9-: From a letter to the Editor, by one Courtland M. Asher, published in The Muncie Star (Muncie, Indiana, USA) of Friday 26th July 1963:
“Forced” integration brings memories when “Teddy” was our President—what action he would take if alive, and One World Lefties, the J.F.K. clan and constitutional law haters now controlling our government in their attempt to destroy our sacred American Way of Life? The proposed UN-Civil Rights law plus most all deceptive action by JFK clan may get votes for Lefty One Worlders and will backfire. […]
[…]
A modern Looney Lefty One Worlder would have probably issued a [sic] order that Boots stable his team, integrate them with the jackass under Civil Rights ‘Law of the Land’. Our “Teddy” in 1906 would have used the Big Stick and One World Loony Leftists would have brayed mournfully in retreat.

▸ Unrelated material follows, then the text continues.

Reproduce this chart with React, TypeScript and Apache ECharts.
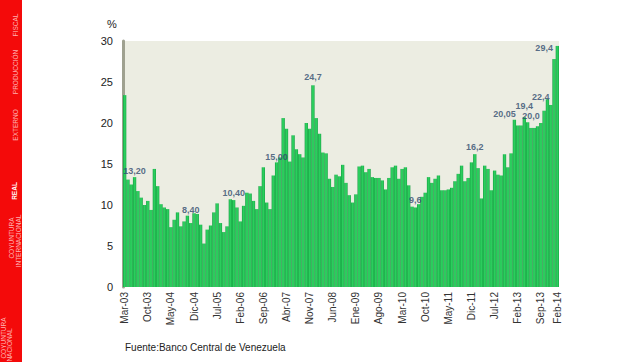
import React, { useEffect, useRef } from "react";
import * as echarts from "echarts";

// ---- data ----
const MONTH_NAMES = ["Ene", "Feb", "Mar", "Abr", "May", "Jun", "Jul", "Ago", "Sep", "Oct", "Nov", "Dic"];
const START_YEAR = 2003;
const START_MONTH = 2; // Mar
const MONTH_COUNT = 132; // Mar-03 .. Feb-14

const categories: string[] = [];
for (let k = 0; k < MONTH_COUNT; k++) {
  const m = (START_MONTH + k) % 12;
  const y = START_YEAR + Math.floor((START_MONTH + k) / 12);
  categories.push(`${MONTH_NAMES[m]}-${String(y % 100).padStart(2, "0")}`);
}

const values: number[] = [
  23.4, 13.1, 12.5, 13.4, 11.7, 10.9, 10.0, 10.5, 9.4, 14.4, 12.3, 10.1,
  9.7, 9.5, 7.3, 8.2, 9.1, 7.4, 8.0, 8.7, 7.8, 9.0, 8.9, 7.6,
  5.3, 7.0, 7.5, 9.1, 10.2, 7.8, 6.7, 7.4, 10.7, 10.6, 9.7, 8.0,
  9.9, 11.5, 11.4, 10.5, 9.5, 12.3, 14.6, 10.3, 9.5, 13.6, 15.2, 15.8,
  20.6, 19.3, 15.3, 18.5, 16.8, 16.2, 15.8, 20.0, 19.3, 24.6, 20.6, 18.7,
  16.4, 16.3, 13.2, 12.2, 13.7, 13.5, 14.9, 12.7, 11.2, 10.3, 11.3, 14.7,
  14.8, 14.0, 14.4, 13.4, 13.3, 13.3, 13.0, 11.9, 13.3, 14.6, 14.8, 13.2,
  14.4, 14.6, 12.4, 9.8, 9.7, 10.1, 11.0, 11.5, 13.4, 12.7, 13.2, 13.6,
  11.8, 11.8, 11.9, 12.1, 12.9, 13.8, 14.8, 12.9, 13.3, 15.2, 16.2, 14.5,
  10.8, 14.8, 14.4, 11.8, 14.2, 13.7, 13.6, 16.2, 14.6, 16.3, 20.4, 19.7,
  19.7, 20.7, 20.1, 19.4, 19.4, 19.6, 20.0, 21.5, 22.9, 22.2, 27.8, 29.4,
];

// value annotations (text, category index, level)
const noteTexts = ["13,20", "8,40", "10,40", "15,00", "24,7", "9,6", "16,2", "20,05", "19,4", "20,0", "22,4", "29,4"];
const noteIndex = [3, 20, 33, 46, 57, 88, 106, 115, 121, 123, 126, 127];
const noteLevel = [14.1, 9.35, 11.45, 15.9, 25.55, 10.6, 17.1, 21.1, 22.1, 20.9, 23.2, 29.2];

const yMin = 0;
const yMax = 30;
const yStep = 5;

const sourceText = "Fuente:Banco Central de Venezuela";
const unitText = "%";

// side tabs: [text, x, centerY, bold]
const sideTabs: [string, number, number, boolean][] = [
  ["MONETARIO", 15, -22, false],
  ["FISCAL", 15, 25, false],
  ["PRODUCCIÓN", 15, 72, false],
  ["EXTERNO", 15, 125, false],
  ["REAL", 14, 191, true],
  ["COYUNTURA", 11.5, 238, false],
  ["INTERNACIONAL", 18, 241, false],
  ["COYUNTURA", 3, 338, false],
  ["NACIONAL", 9.5, 345, false],
];

export default function App() {
  const ref = useRef<HTMLDivElement>(null);

  useEffect(() => {
    document.body.style.margin = "0";
    if (!ref.current) return;
    const chart = echarts.init(ref.current, undefined, { renderer: "svg" });

    const barGradient = new echarts.graphic.LinearGradient(0, 0, 1, 0, [
      { offset: 0, color: "#0f953a" },
      { offset: 0.3, color: "#2bcd5d" },
      { offset: 0.7, color: "#2bcd5d" },
      { offset: 1, color: "#139c3f" },
    ]);

    const graphic: any[] = [
      { type: "rect", shape: { x: 0, y: 0, width: 22, height: 362 }, style: { fill: "#f40a0a" }, z: 10 },
      ...sideTabs.map(([t, x, y, bold]) => ({
        type: "text",
        x,
        y,
        rotation: Math.PI / 2,
        z: 11,
        style: {
          text: t,
          fill: bold ? "#ffffff" : "#ffb0b0",
          fontSize: 6.5,
          fontWeight: bold ? "bold" : "normal",
          fontFamily: "Liberation Sans, Arial, sans-serif",
          align: "center",
          verticalAlign: "middle",
        },
      })),
      {
        type: "text",
        x: 112,
        y: 24,
        style: {
          text: unitText,
          fill: "#222",
          fontSize: 11,
          fontFamily: "Liberation Sans, Arial, sans-serif",
          align: "center",
          verticalAlign: "middle",
        },
      },
      {
        type: "text",
        x: 125,
        y: 347,
        style: {
          text: sourceText,
          fill: "#222",
          fontSize: 10,
          fontFamily: "Liberation Sans, Arial, sans-serif",
          align: "left",
          verticalAlign: "middle",
        },
      },
    ];

    chart.setOption({
      animation: false,
      backgroundColor: "#ffffff",
      grid: {
        left: 123,
        right: 85,
        top: 41,
        bottom: 75,
        show: true,
        backgroundColor: "#ECEDE2",
        borderWidth: 0,
      },
      xAxis: {
        type: "category",
        data: categories,
        boundaryGap: true,
        axisLine: { show: false },
        axisTick: { show: false },
        axisLabel: {
          rotate: 90,
          interval: (i: number) => i % 7 === 0 || i === MONTH_COUNT - 1,
          fontSize: 10,
          color: "#333",
          fontFamily: "Liberation Sans, Arial, sans-serif",
          margin: 5,
        },
      },
      yAxis: {
        type: "value",
        min: yMin,
        max: yMax,
        interval: yStep,
        splitLine: { show: false },
        axisTick: { show: false },
        axisLine: { show: true, lineStyle: { color: "#9fa190", width: 3 } },
        axisLabel: {
          fontSize: 11,
          color: "#222",
          fontFamily: "Liberation Sans, Arial, sans-serif",
          margin: 10,
        },
      },
      series: [
        {
          type: "bar",
          data: values,
          barCategoryGap: "0%",
          itemStyle: { color: barGradient },
          z: 2,
        },
        {
          type: "scatter",
          data: noteIndex.map((idx, k) => [idx, noteLevel[k]]),
          symbolSize: 1,
          itemStyle: { color: "rgba(0,0,0,0)" },
          z: 5,
          label: {
            show: true,
            position: "inside",
            formatter: (p: any) => noteTexts[p.dataIndex],
            fontSize: 9,
            fontWeight: "bold",
            color: "#2f4a6d",
            fontFamily: "Liberation Sans, Arial, sans-serif",
          },
        },
      ],
      graphic,
    });

    return () => chart.dispose();
  }, []);

  return (
    <div
      ref={ref}
      style={{ position: "fixed", left: 0, top: 0, width: 644, height: 362 }}
    />
  );
}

We need a “Teddy” to pilot our ship of state.
10-: From The Dove May Be A Decoy, an editorial published in the Alabama Journal (Montgomery, Alabama, USA) of Thursday 17th October 1963:
AFTER THE LIMITED test ban treaty and the wheat deal with Russia, anyone who stuck his head up and warned Americans to continue to regard every Soviet move with suspicion invited attack from the loony left.
Don’t rock the ark of peace just as it appeared under way, the pale pacifists were prepared to say.